Voltemos a Paris/London. É curioso como o recital de Paris é mais cabeça, pretensioso, no bom sentido; e o londrino é mais solto. Neste último, a Parte 1 é de um intenso lirismo, bem schumanniano. Não há climas contrastantes; são 11 minutos de um adágio de arrepiar. A Parte 4 é um estudo da região aguda do piano, bem abstrato. Ao todo, são 12 partes. As duas que fecham o segundo CD contrastam a abstração (nº 5) e o tom quase de hino protestante (6). O terceiro CD, que contém as seis partes finais, começa com uma figuração rítmica ostinato, sua fórmula preferida (é estranho para nós brasileiros o motivo melódico, parecido com uma musiquinha de Roberto Carlos dos anos 60, Negro Gato). A Parte 9 é quase um estudo de oitavas; a décima relembra o clima do Köln Concert nos acordes repetidos pulsando sob a melodia; a parte 11 poderia ser assinada por um Billy Strayhorn, o alter ego de Duke Ellington; e a parte final nos leva, já inteiramente seduzidos por esta maravilhosa viagem sonora, pelo universo de Schubert e Schumann.

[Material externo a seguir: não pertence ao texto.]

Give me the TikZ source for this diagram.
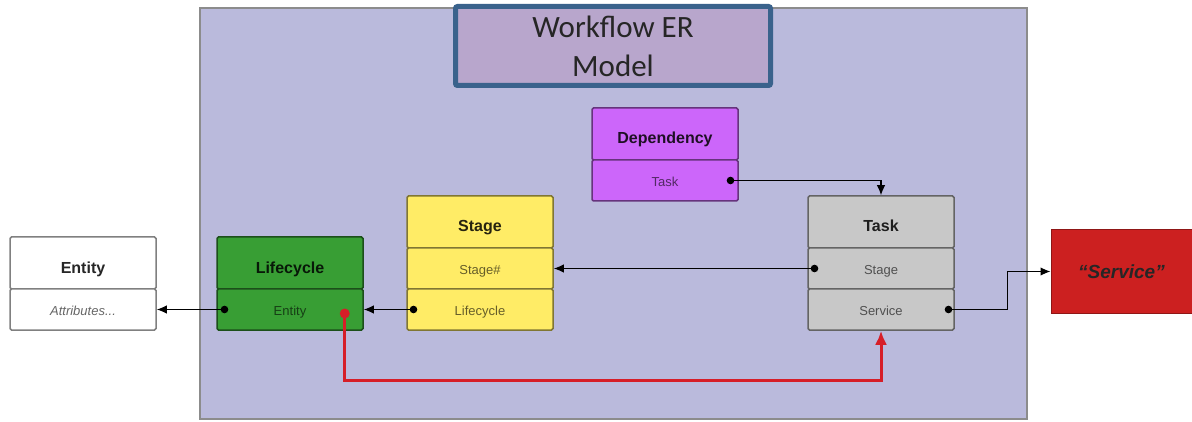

No texto do folheto de Paris/London, Jarrett conta que dava recitais desde os 6 anos em locais como o Allentown Women"s Club, em Boston: "Os programas geralmente incluíam mestres como Mozart, Schubert, Chopin ou Debussy, mas sempre havia algo que "eu escrevi". Eu não colocava estas peças no papel. Rabiscava apenas motivos e melodias, em torno dos quais "decolava" e viajava. (...) Quando estudava piano em casa, com frequência eu mudava as notas das peças de algum compositor. Minha mãe sacava isso. E eu lhe dizia que não se preocupasse: eu tocaria apenas o que estava escrito no recital." Este é, afinal, o exercício de uma liberdade que fez a grandeza de Bach, Beethoven, Mozart... e de Keith Jarrett.